Pero ¿acaso esta misma conclusión común no se basa en una idea equivocada? Es bastante improbable que existiera un “sólido sentimiento de pertenencia y solidaridad” en los distintos Estados-naciones cuando se produjeron los grandes avances democráticos a comienzos del siglo XX. Sin duda, no existía ninguna “confianza en las instituciones políticas" ni se había extendido una esfera política y pública.
Hace un año se inició un debate sobre la decepción acerca de los intelectuales: ¿dónde estaban cuando el proyecto europeo estaba a punto de estallar? Muchas de las contribuciones al debate se publicaron en el excelente sitio web de Eurozine.

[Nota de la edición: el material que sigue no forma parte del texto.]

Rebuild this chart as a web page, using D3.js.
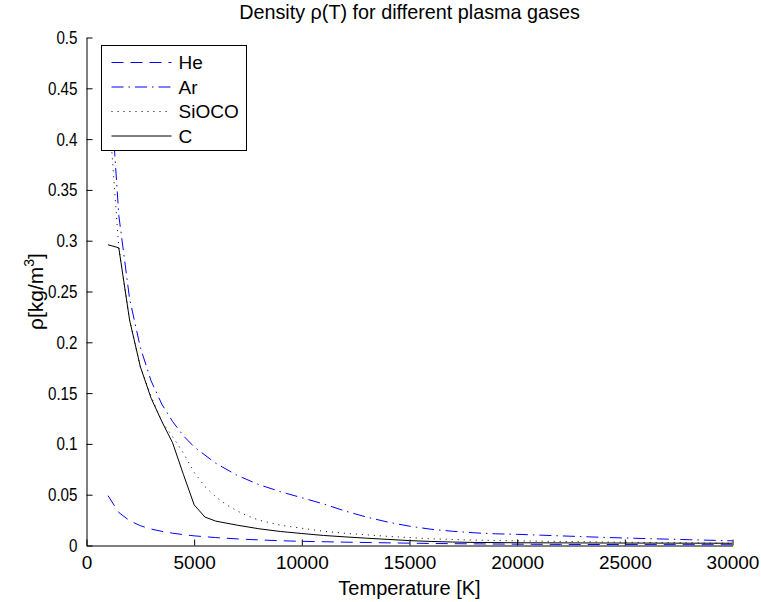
<!DOCTYPE html>
<html>
<head>
<meta charset="utf-8">
<script src="https://cdn.jsdelivr.net/npm/d3@7"></script>
<style>
  body { margin: 0; background: #fff; }
  svg { font-family: "Liberation Sans", Arial, sans-serif; }
  .axis path, .axis line { stroke: #000; }
  .axis text { font-size: 19px; fill: #000; }
</style>
</head>
<body>
<div class="density_plot"></div>
<script>
// temperatures [K] and densities [kg/m^3]
const heT   = [1000, 1500, 2000, 2500, 3000, 3500, 4000, 4500, 5000, 6000, 7000, 8000, 9000, 10000, 12000, 14000, 16000, 18000, 20000, 22000, 25000, 30000];
const heRho = [0.049, 0.0325, 0.0244, 0.0195, 0.0162, 0.0139, 0.0121, 0.0107, 0.0095, 0.0078, 0.0065, 0.0055, 0.0047, 0.0041, 0.0033, 0.0026, 0.002, 0.0016, 0.0013, 0.0011, 0.0009, 0.0007];

const arT   = [1000, 1500, 2000, 2500, 3000, 3500, 4000, 4500, 5000, 6000, 7000, 8000, 9000, 10000, 11000, 12000, 13000, 14000, 15000, 16000, 17000, 18000, 19000, 20000, 22000, 24000, 26000, 28000, 30000];
const arRho = [0.487, 0.325, 0.243, 0.195, 0.162, 0.139, 0.122, 0.108, 0.097, 0.081, 0.069, 0.060, 0.053, 0.047, 0.041, 0.034, 0.028, 0.023, 0.019, 0.016, 0.014, 0.0125, 0.0115, 0.011, 0.0095, 0.008, 0.0068, 0.0057, 0.0046];

const siT   = [1000, 1500, 2000, 2500, 3000, 3500, 4000, 4500, 5000, 5500, 6000, 6500, 7000, 7500, 8000, 9000, 10000, 11000, 12000, 13000, 14000, 16000, 18000, 20000, 22000, 25000, 30000];
const siRho = [0.44, 0.293, 0.222, 0.176, 0.147, 0.122, 0.107, 0.091, 0.072, 0.058, 0.048, 0.040, 0.034, 0.029, 0.025, 0.020, 0.017, 0.014, 0.012, 0.0105, 0.009, 0.0066, 0.0053, 0.0046, 0.004, 0.0032, 0.0022];

const cT    = [1000, 1500, 2000, 2500, 3000, 3500, 4000, 4500, 5000, 5500, 6000, 7000, 8000, 9000, 10000, 11000, 12000, 13000, 14000, 15000, 16000, 17000, 18000, 20000, 25000, 30000];
const cRho  = [0.296, 0.293, 0.222, 0.176, 0.145, 0.122, 0.101, 0.070, 0.040, 0.028, 0.024, 0.020, 0.0165, 0.0138, 0.0118, 0.0099, 0.0085, 0.0072, 0.006, 0.0048, 0.004, 0.0034, 0.003, 0.0027, 0.0024, 0.0022];

const gasNames = ['He', 'Ar', 'SiOCO', 'C'];
const xTicks = [0, 5000, 10000, 15000, 20000, 25000, 30000];
const yTicks = [0, 0.05, 0.1, 0.15, 0.2, 0.25, 0.3, 0.35, 0.4, 0.45, 0.5];

const series = [
  {name: gasNames[0], T: heT, rho: heRho, color: '#0000ff', dash: '12,7'},
  {name: gasNames[1], T: arT, rho: arRho, color: '#0000ff', dash: '12,5,1.5,5'},
  {name: gasNames[2], T: siT, rho: siRho, color: '#000', dash: '1,5'},
  {name: gasNames[3], T: cT,  rho: cRho,  color: '#000', dash: null}
];

const margin = {top: 37, right: 29, bottom: 57, left: 86};
const width = 761 - margin.left - margin.right,
      height = 602 - margin.top - margin.bottom;

const xScale = d3.scaleLinear().domain([0, 30000]).range([0, width]);
const yScale = d3.scaleLinear().domain([0, 0.5]).range([height, 0]);

const svg = d3.select('.density_plot')
              .append('svg')
              .attr('width', 761)
              .attr('height', 602)
              .append('g')
              .attr('transform', 'translate(' + (margin.left + 0.5) + ',' + (margin.top + 0.5) + ')');

svg.append('defs').append('clipPath').attr('id', 'clip')
   .append('rect').attr('width', width).attr('height', height);

const line = d3.line().x(d => xScale(d[0])).y(d => yScale(d[1]));

svg.append('g').attr('clip-path', 'url(#clip)')
   .selectAll('path')
   .data(series)
   .enter()
   .append('path')
   .attr('d', s => line(s.T.map((t, i) => [t, s.rho[i]])))
   .attr('fill', 'none')
   .attr('stroke', s => s.color)
   .attr('stroke-width', 1)
   .attr('stroke-dasharray', s => s.dash);

const xAxis = d3.axisBottom(xScale).tickValues(xTicks).tickSizeInner(-6).tickSizeOuter(0).tickPadding(10.5).tickFormat(d3.format('d'));
const yAxis = d3.axisLeft(yScale).tickValues(yTicks).tickSizeInner(-6).tickSizeOuter(0).tickPadding(9).tickFormat(d => d3.format('~g')(d));

svg.append('g')
   .attr('class', 'axis x-axis')
   .attr('transform', `translate(0, ${height})`)
   .call(xAxis);

// y tick labels are narrow in the original
svg.append('g')
   .attr('class', 'axis y-axis')
   .call(yAxis)
   .call(g => g.selectAll('text').attr('x', -9 / 0.8).attr('transform', 'scale(0.8,1)'));

// title and labels
svg.append('text')
   .attr('x', width / 2)
   .attr('y', -18.5)
   .attr('text-anchor', 'middle')
   .attr('font-size', 19.8)
   .text('Density ρ(T) for different plasma gases');

svg.append('text')
   .attr('x', width / 2)
   .attr('y', height + 49)
   .attr('text-anchor', 'middle')
   .attr('font-size', 20)
   .text('Temperature [K]');

const yLabel = svg.append('text')
   .attr('transform', `translate(-43.5, ${height / 2}) rotate(-90)`)
   .attr('text-anchor', 'middle')
   .attr('font-size', 21);
yLabel.append('tspan').text('ρ[kg/m');
yLabel.append('tspan').attr('font-size', 14).attr('dy', -9).text('3');
yLabel.append('tspan').attr('dy', 9).text(']');

// legend
const legend = svg.append('g').attr('transform', 'translate(15, 8)');
legend.append('rect')
      .attr('width', 145)
      .attr('height', 105)
      .attr('fill', '#fff')
      .attr('stroke', '#000');

const rows = legend.selectAll('.row')
                   .data(series)
                   .enter()
                   .append('g')
                   .attr('class', 'row')
                   .attr('transform', (d, i) => `translate(0, ${17 + i * 24.5})`);
rows.append('line')
    .attr('x1', 10).attr('x2', 70)
    .attr('stroke', d => d.color)
    .attr('stroke-dasharray', d => d.dash);
rows.append('text')
    .attr('x', 77)
    .attr('dy', '0.36em')
    .attr('font-size', 19)
    .text(d => d.name);
</script>
</body>
</html>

Pero la ausencia de un debate franco y de posiciones explícitas de los políticos de Europa en realidad resulta más alarmante.
Por ello fue alentador leer un editorial escrito por Gerhard Schröder en el New York Times esta primavera. Un político influyente que vio la conexión entre la crisis del euro y la cuestión de la democracia. Schröder lo resumió en tres puntos: la Comisión Europea debe transformarse en un Gobierno elegido por el Parlamento Europeo. El Consejo Europeo, los jefes de Estado, deben abandonar el poder y transformarse en una cámara alta, con una función similar a la del Bundesrat en Alemania.
La gente demostró ser sensata
No tenemos por qué estar de acuerdo con todas las propuestas de Schröder. Pero está planteando una dirección hacia una posible democracia europea. Por supuesto, esto se puede calificar como un intento de imponer la democracia “desde arriba”, pero también puede considerarse como el reconocimiento del reto que han planteado los ciudadanos de Europa en los últimos 20 años.
La plaza de Cracovia es una de las más espléndidas del continente. En la torre del campanario de la catedral, un hombre con una trompeta marca el paso del tiempo. La historia proyecta sombras alargadas. Es un buen lugar desde el que observar Europa. Aquí se puede reflexionar sobre el milagro político, la nueva prosperidad y la democracia civilizada.
Muchos europeos en Occidente tuvieron miedo de que reinara el caos cuando cayeron las dictaduras del Este. Se equivocaron. La gente demostró ser sensata. Eso nos debería infundir esperanza y seguridad. Pero a sólo 30 minutos en coche desde esta plaza nos encontramos con el recordatorio más evidente del miedo a la oscuridad de Europa que dio lugar al proyecto europeo: los campos de concentración de Auschwitz-Birkenau.
La democracia siempre debe ampliarse. Retrocederá en el momento en el que nos asentemos y apostemos por lo cómodo. En el otoño de 1940, cuando Europa se encontraba en su periodo más oscuro, la feminista sueca Elin Wägner comparó los ideales con las luces de las bicicletas: no se encienden si no pedaleas y te impulsas hacia delante.
La misión social-demócrata en Europa en el otoño de 2012 se puede resumir fácilmente con la metáfora de Wägner y con dos palabras: democratizar y politizar.